“That Got Me To Thinkin’…?” Chapter 29 “The Dump”
By Bruce Williams
I’m not sure what it is about going to the dump that I love so much, but it’s a multi-faceted, multi-layered history that I feel compelled to elucidate. My first experiences with the dump came as a child at what was known as the Hawk’s Prairie Landfill. It should’ve been named Seagull’s Mound, because it was the flying rats that circled the putrid wasteland, having flown inland from the sea to secure morsels of garbage for their sustenance. Every trip to this massive pile of garbage filled me with the hope of finding a working television for my bedroom that didn’t have the screen already smashed, or a golden ticket to Willy Wonka’s possibly real chocolate factory, or maybe even a satchel of bank robber’s discarded money—discreetly stashed in a dumpster to a avoid the heat only to be incredibly, unluckily picked up shortly thereafter by the untimely arrival of a garbage truck. As unlikely as any of these scenarios were apt to unfold, hope abounded—especially in the days when you could still climb up the heap and kick through the coffee grounds, disposable diapers and tin cans in search of gold bars and working cassette players.
All is possibility with empty pockets and a galloping imagination. Much like I would stare at an excavated construction hole and imagine all the probable wagon wheels, discarded tomahawks, dinosaur bones and buried treasure chests I could find if only allowed to get down onto that lower ground level and begin my archeological pursuits. The landfill permitted that access, even if it might require a tetanus shot and some antibiotics along the way.
There’s a lapse in my serial dump trips; from those early years in my Dad’s pickup truck discarding Williams house refuse to the here-and-now where I’m surrounded by so much accumulated clutter that the dump provides sweet respite to witness no longer wanted merchandise disappear down the hole of dispair into the shipping container below. My bachelor couch—taken from a plastic covered find by an ex-girlfriend at a Street of Dreams garage sale ($800 still new for $100!) through the years and moves and sun bleaching until it became a dog couch Ruby would shed on as she barked warnings out the front window at passersby. Watching its discolored, frayed filth careen down the metal, 45 degree lips of the acceptor lubed with garbage juice of unknown origin that would adhere to my boots’ tread leaving its milky evidence on my floor mats for a week or so thereafter provided me with a satisfying sense of closure. A life (of a davenport)) well lived.
After our recent purchase of a truck and subsequent big move, I’ve taken no less than four heaping loads to the Algona Transfer Station (the dump’s Christian name)—the last run with such a precariously tied-down Jenga-fied mess it would’ve made the Beverly Hillbillies proud. Even the crew cab and passenger seat had styrofoam and waxed cardboard as their fill…the downed tailgate providing a disorienting eyeview in the backup camera, the twirling pavement causing me to open up the driver’s door old school while going in reverse.
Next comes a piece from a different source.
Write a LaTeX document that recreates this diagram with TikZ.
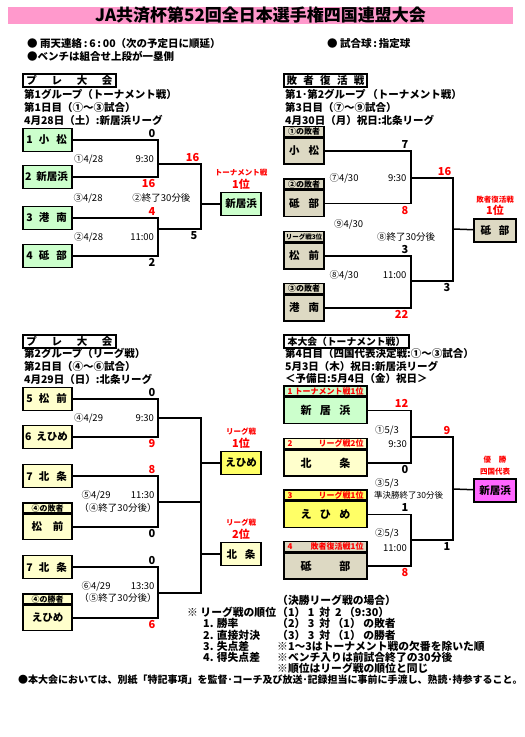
\documentclass[tikz,border=0pt]{standalone}
\usepackage{fontspec}
\setmainfont{Noto Sans CJK JP}
\usetikzlibrary{positioning}
\definecolor{titlepink}{HTML}{FF99CC}
\definecolor{boxgreen}{HTML}{CCFFCC}
\definecolor{boxbeige}{HTML}{DDD9C3}
\definecolor{boxcream}{HTML}{FFFFCC}
\definecolor{boxyellow}{HTML}{FFFF66}
\definecolor{boxpink}{HTML}{FF66FF}
\definecolor{scorered}{HTML}{FF0000}
\begin{document}
\begin{tikzpicture}[x=1pt, y=-1pt,
		line/.style={line width=1.5pt},
		titlebar/.style={rectangle, fill=titlepink, inner sep=0pt, minimum width=505pt, minimum height=17pt, font=\fontsize{17}{17}\selectfont\bfseries},
		headbox/.style={rectangle, draw, line width=1.6pt, inner sep=0pt, minimum height=13pt, font=\fontsize{10.5}{11}\selectfont\bfseries},
		txt/.style={inner sep=0pt, anchor=west, font=\fontsize{10.5}{11}\selectfont\bfseries},
		info/.style={inner sep=0pt, font=\fontsize{9.5}{11}\selectfont},
		team/.style={rectangle, draw, line width=1.8pt, inner sep=0pt, minimum width=49pt, minimum height=23pt, font=\fontsize{10.5}{12}\selectfont\bfseries},
		bigteam/.style={team, minimum width=83pt, minimum height=26pt, font=\fontsize{11}{12}\selectfont\bfseries},
		tag/.style={rectangle, draw, line width=1.2pt, inner sep=0pt, minimum height=10pt, font=\fontsize{8}{8}\selectfont\bfseries},
		win/.style={team, minimum width=40pt},
		score/.style={inner sep=0pt, font=\fontsize{11}{12}\selectfont\bfseries},
		redscore/.style={score, text=scorered},
		rank/.style={inner sep=0pt, text=scorered, font=\fontsize{7.5}{8}\selectfont\bfseries},
		rankbig/.style={rank, font=\fontsize{11}{12}\selectfont\bfseries},
		note/.style={inner sep=0pt, anchor=west, font=\fontsize{10.8}{11}\selectfont\bfseries}
		]
		\useasboundingbox (0,0) rectangle (525,737);

		\node[titlebar] (title) at (260.5,15.5) {JA共済杯第52回全日本選手権四国連盟大会};
		\node[txt] (rain) at (27,44) {●\ 雨天連絡\,:\,6\,:\,00（次の予定日に順延）};
		\node[txt] (bench) at (27,56) {●ベンチは組合せ上段が一塁側};
		\node[txt] (ball) at (327,44) {●\ 試合球\,:\,指定球};

		\node[headbox, minimum width=93pt] (pre1) at (69.5,80.5) {\makebox[86pt]{プ\hfill レ\hfill 大\hfill 会}};
		\node[txt] (g1a) at (24,94) {第1グループ（トーナメント戦）};
		\node[txt] (g1b) at (24,107) {第1日目（①～③試合）};
		\node[txt] (g1c) at (24,120) {4月28日（土）:新居浜リーグ};

		\node[team, fill=boxgreen] (komatsu1) at (47.5,140) {\makebox[42pt][l]{1\hspace{6pt}小\hspace{7pt}松}};
		\node[team, fill=boxgreen] (niihama1) at (47.5,177) {\makebox[45pt][l]{2\hspace{5pt}新居浜}};
		\node[team, fill=boxgreen] (konan1) at (47.5,218) {\makebox[42pt][l]{3\hspace{6pt}港\hspace{7pt}南}};
		\node[team, fill=boxgreen] (tobe1) at (47.5,256) {\makebox[42pt][l]{4\hspace{6pt}砥\hspace{7pt}部}};
		\node[win, fill=boxgreen] (niihamaW) at (241,204) {新居浜};
		\node[rankbig, above=2pt of niihamaW] (niihamaR) {1位};
		\node[rank, above=2pt of niihamaR] {トーナメント戦};

		\coordinate (m1) at (158,164);
		\coordinate (m2) at (158,229);
		\coordinate (f1) at (201,204);
		\draw[line] (komatsu1) -- (komatsu1 -| m1) node[score, above left=2pt and 2pt]{0}
			-- (niihama1 -| m1) node[redscore, below left=2pt and 2pt]{16} -- (niihama1);
		\draw[line] (konan1) -- (konan1 -| m2) node[redscore, above left=2pt and 2pt]{4}
			-- (tobe1 -| m2) node[score, below left=2pt and 2pt]{2} -- (tobe1);
		\draw[line] (m1) -- (m1 -| f1) node[redscore, above left=2pt and 1pt]{16}
			-- (m2 -| f1) node[score, below left=2pt and 3pt]{5} -- (m2);
		\draw[line] (f1) -- (niihamaW);
		\node[info] (g1m1) at (114,159) {\makebox[80pt]{①4/28\hfill 9:30}};
		\node[info] (g1m3) at (132,198) {\makebox[117pt]{③4/28\hfill ②終了30分後}};
		\node[info] (g1m2) at (114,237) {\makebox[80pt]{②4/28\hfill 11:00}};

		\node[headbox, minimum width=83pt] (fukkatsu) at (325.5,80.5) {\makebox[78pt]{敗\hfill 者\hfill 復\hfill 活\hfill 戦}};
		\node[txt] (g3a) at (285,94) {第1･第2グループ\,（トーナメント戦）};
		\node[txt] (g3b) at (285,107) {第3日目（⑦～⑨試合）};
		\node[txt] (g3c) at (285,120) {4月30日（月）祝日:北条リーグ};

		\node[team, fill=boxbeige, minimum width=40pt, minimum height=26pt] (komatsu3) at (304,151) {\makebox[30pt]{小\hfill 松}};
		\node[tag, fill=boxbeige, minimum width=40pt, above=0pt of komatsu3] (komatsu3t) {①の敗者};
		\node[team, fill=boxbeige, minimum width=40pt, minimum height=26pt] (tobe3) at (304,203.5) {\makebox[30pt]{砥\hfill 部}};
		\node[tag, fill=boxbeige, minimum width=40pt, above=0pt of tobe3] (tobe3t) {②の敗者};
		\node[team, fill=boxbeige, minimum width=40pt, minimum height=26pt] (matsumae3) at (304,256) {\makebox[30pt]{松\hfill 前}};
		\node[tag, fill=boxbeige, minimum width=40pt, above=0pt of matsumae3, font=\fontsize{6.5}{7}\selectfont\bfseries] (matsumae3t) {リーグ戦3位};
		\node[team, fill=boxbeige, minimum width=40pt, minimum height=26pt] (konan3) at (304,308) {\makebox[30pt]{港\hfill 南}};
		\node[tag, fill=boxbeige, minimum width=40pt, above=0pt of konan3] (konan3t) {③の敗者};
		\node[win, fill=boxbeige, minimum width=42pt] (tobeW) at (495,230.5) {砥\hspace{8pt}部};
		\node[rankbig, above=2pt of tobeW] (tobeR) {1位};
		\node[rank, above=2pt of tobeR] {敗者復活戦};

		\coordinate (m3) at (411,178);
		\coordinate (m4) at (411,281);
		\coordinate (f2) at (453,229);
		\draw[line] (komatsu3) -- (komatsu3 -| m3) node[score, above left=2pt and 2pt]{7}
			-- (tobe3 -| m3) node[redscore, below left=2pt and 2pt]{8} -- (tobe3);
		\draw[line] (matsumae3) -- (matsumae3 -| m4) node[score, above left=2pt and 2pt]{3}
			-- (konan3 -| m4) node[redscore, below left=2pt and 2pt]{22} -- (konan3);
		\draw[line] (m3) -- (m3 -| f2) node[redscore, above left=2pt and 1pt]{16}
			-- (m4 -| f2) node[score, below left=2pt and 2pt]{3} -- (m4);
		\draw[line] (f2) -- (tobeW);
		\node[info] (g3m7) at (368,178) {\makebox[77pt]{⑦4/30\hfill 9:30}};
		\node[info, anchor=west] (g3m9) at (334,224) {⑨4/30};
		\node[info, anchor=west] (g3m9t) at (377,237) {⑧終了30分後};
		\node[info] (g3m8) at (368,275) {\makebox[77pt]{⑧4/30\hfill 11:00}};

		\node[headbox, minimum width=93pt] (pre2) at (69.5,341.5) {\makebox[86pt]{プ\hfill レ\hfill 大\hfill 会}};
		\node[txt] (g2a) at (24,353) {第2グループ（リーグ戦）};
		\node[txt] (g2b) at (24,366) {第2日目（④～⑥試合）};
		\node[txt] (g2c) at (24,379) {4月29日（日）:北条リーグ};

		\node[team, fill=boxcream] (matsumae2) at (47.5,399) {\makebox[42pt][l]{5\hspace{6pt}松\hspace{7pt}前}};
		\node[team, fill=boxcream] (ehime2) at (47.5,437) {\makebox[45pt][l]{6\hspace{5pt}えひめ}};
		\node[team, fill=boxcream] (hojo2a) at (47.5,476) {\makebox[42pt][l]{7\hspace{6pt}北\hspace{7pt}条}};
		\node[team, fill=boxcream, minimum height=25pt] (matsumae2b) at (47.5,527) {\makebox[32pt]{松\hfill 前}};
		\node[tag, fill=boxcream, minimum width=49pt, above=0pt of matsumae2b] (matsumae2t) {④の敗者};
		\node[team, fill=boxcream] (hojo2b) at (47.5,567) {\makebox[42pt][l]{7\hspace{6pt}北\hspace{7pt}条}};
		\node[team, fill=boxcream, minimum height=25pt] (ehime2b) at (47.5,618) {えひめ};
		\node[tag, fill=boxcream, minimum width=49pt, above=0pt of ehime2b] (ehime2t) {④の勝者};
		\node[win, fill=boxyellow] (ehimeW) at (241,463) {えひめ};
		\node[rankbig, above=2pt of ehimeW] (ehimeR) {1位};
		\node[rank, above=2pt of ehimeR] {リーグ戦};
		\node[win, fill=boxcream] (hojoW) at (241,554) {北\hspace{8pt}条};
		\node[rankbig, above=2pt of hojoW] (hojoR) {2位};
		\node[rank, above=2pt of hojoR] {リーグ戦};

		\coordinate (m5) at (158,418);
		\coordinate (m6) at (158,502);
		\coordinate (m7) at (158,593);
		\coordinate (s1) at (201,418);
		\draw[line] (matsumae2) -- (matsumae2 -| m5) node[score, above left=2pt and 2pt]{0}
			-- (ehime2 -| m5) node[redscore, below left=2pt and 2pt]{9} -- (ehime2);
		\draw[line] (hojo2a) -- (hojo2a -| m6) node[redscore, above left=2pt and 2pt]{8}
			-- (matsumae2b -| m6) node[score, below left=2pt and 2pt]{0} -- (matsumae2b);
		\draw[line] (hojo2b) -- (hojo2b -| m7) node[score, above left=2pt and 2pt]{0}
			-- (ehime2b -| m7) node[redscore, below left=2pt and 2pt]{6} -- (ehime2b);
		\draw[line] (m5) -- (s1) -- (m7 -| s1) -- (m7);
		\draw[line] (m6) -- (m6 -| s1);
		\draw[line] (ehimeW -| s1) -- (ehimeW);
		\draw[line] (hojoW -| s1) -- (hojoW);
		\node[info] (g2m4) at (114,418) {\makebox[80pt]{④4/29\hfill 9:30}};
		\node[info] (g2m5) at (118,495) {\makebox[73pt]{⑤4/29\hfill 11:30}};
		\node[info] (g2m5t) at (118,508) {（④終了30分後）};
		\node[info] (g2m6) at (118,586) {\makebox[73pt]{⑥4/29\hfill 13:30}};
		\node[info] (g2m6t) at (118,598) {（⑤終了30分後）};

		\node[headbox, minimum width=125pt, font=\fontsize{9.8}{11}\selectfont\bfseries] (hontai) at (346.5,341.5) {本大会（トーナメント戦）};
		\node[txt] (g4a) at (285,353) {第4日目（四国代表決定戦:①～③試合）};
		\node[txt] (g4b) at (285,366) {5月3日（木）祝日:新居浜リーグ};
		\node[txt] (g4c) at (285,379) {＜予備日:5月4日（金）祝日＞};

		\node[bigteam, fill=boxgreen] (niihama4) at (325.5,410.5) {\makebox[50pt]{新\hfill 居\hfill 浜}};
		\node[tag, fill=boxgreen, text=scorered, minimum width=83pt, above=0pt of niihama4] (niihama4t) {\makebox[76pt]{1\hfill トーナメント戦1位}};
		\node[bigteam, fill=boxcream] (hojo4) at (325.5,463) {\makebox[50pt]{北\hfill 条}};
		\node[tag, fill=boxcream, text=scorered, minimum width=83pt, above=0pt of hojo4] (hojo4t) {\makebox[76pt]{2\hfill リーグ戦2位}};
		\node[bigteam, fill=boxyellow] (ehime4) at (325.5,514.5) {\makebox[50pt]{え\hfill ひ\hfill め}};
		\node[tag, fill=boxyellow, text=scorered, minimum width=83pt, above=0pt of ehime4] (ehime4t) {\makebox[76pt]{3\hfill リーグ戦1位}};
		\node[bigteam, fill=boxbeige] (tobe4) at (325.5,566) {\makebox[50pt]{砥\hfill 部}};
		\node[tag, fill=boxbeige, text=scorered, minimum width=83pt, above=0pt of tobe4] (tobe4t) {\makebox[76pt]{4\hfill 敗者復活戦1位}};
		\node[win, fill=boxpink, minimum width=42pt] (champW) at (495,490.5) {新居浜};
		\node[rank, above=3pt of champW] (champR) {四国代表};
		\node[rank, above=4pt of champR] {優\hspace{8pt}勝};

		\coordinate (m8) at (411,437);
		\coordinate (m9) at (411,540);
		\coordinate (f3) at (453,489);
		\draw[line] (niihama4) -- (niihama4 -| m8) node[redscore, above left=2pt and 2pt]{12}
			-- (hojo4 -| m8) node[score, below left=2pt and 2pt]{0} -- (hojo4);
		\draw[line] (ehime4) -- (ehime4 -| m9) node[score, above left=2pt and 2pt]{1}
			-- (tobe4 -| m9) node[redscore, below left=2pt and 2pt]{8} -- (tobe4);
		\draw[line] (m8) -- (m8 -| f3) node[redscore, above left=2pt and 2pt]{9}
			-- (m9 -| f3) node[score, below left=2pt and 2pt]{1} -- (m9);
		\draw[line] (f3) -- (champW);
		\node[info, anchor=west] (g4m1) at (375,430) {①5/3};
		\node[info, anchor=east] (g4m1t) at (407,444) {9:30};
		\node[info, anchor=west] (g4m3) at (375,483) {③5/3};
		\node[info, anchor=west, font=\fontsize{8.5}{9}\selectfont] (g4m3t) at (374,495) {準決勝終了30分後};
		\node[info, anchor=west] (g4m2) at (375,533) {②5/3};
		\node[info, anchor=east] (g4m2t) at (407,548) {11:00};

		\node[note] (final) at (277,600) {（決勝リーグ戦の場合）};
		\node[note] (order) at (187,612) {※ リーグ戦の順位};
		\node[note] (pair1) at (277,612) {（1）\ 1\ \ 対\ \ 2\ （9:30）};
		\node[note] (rule1) at (203,623.5) {1. 勝率};
		\node[note] (pair2) at (277,623.5) {（2）\ 3\ \ 対\ （1）\ の敗者};
		\node[note] (rule2) at (203,635) {2. 直接対決};
		\node[note] (pair3) at (277,635) {（3）\ 3\ \ 対\ （1）\ の勝者};
		\node[note] (rule3) at (203,646.5) {3. 失点差};
		\node[note] (remark1) at (277,646.5) {※1～3はトーナメント戦の欠番を除いた順};
		\node[note] (rule4) at (203,657.5) {4. 得失点差};
		\node[note] (remark2) at (277,657.5) {※ベンチ入りは前試合終了の30分後};
		\node[note] (remark3) at (277,668) {※順位はリーグ戦の順位と同じ};
		\node[note, font=\fontsize{10}{11}\selectfont\bfseries] (footer) at (18,679.5) {●本大会においては、別紙「特記事項」を監督･コーチ及び放送･記録担当に事前に手渡し、熟読･持参すること。};
	\end{tikzpicture}
\end{document}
The dump: the only place where wearing a face mask is actually preferable.
I wonder about the workers at the dump, too. They’ve got to be paid pretty handsomely for having to smell that liquefying putrefaction day in and day out. I remember how hard it was just working in a seafood restaurant to get that fish smell out of your clothes and hair—imagine inhaling that tell-tale dumpster odor all day and the massive garbage boogers it must create. Do they have to soak in tomato juice after shifts or do they just crawl into bed at night with the missus after applying a couple of generous squirts of Paco Rabanne? These are the questions that haunt me as I lie awake at 5:42 a.m.
I might have one more dump load in me before we’re entirely settled. Normally an avid recycler, why do I throw it all out the window just to toss the hundred or so big cardboard moving boxes over into the abyss (they’re biodegradable—right?) instead of parceling them out over the next ten bi-weekly recycling pickups? Sadly, I must admit my own true nature is more anti-clutterist than it is environmentalist…and I can live with that.
So next time you’re there, think of me. Breathe in that ever-changing yet distinct, notably human concoction not meant to occur in nature deep into your lungs (or take up smoking—it’s healthier), and look over at the next truck. You might see me wrestling an old box spring out of the back and tossing it through those faux-velveted ropes, complete with exaggerated follow through like I just sank a three pointer before halftime. We’ll exchange knowing glances and not speak of that which we are doing. Adieu.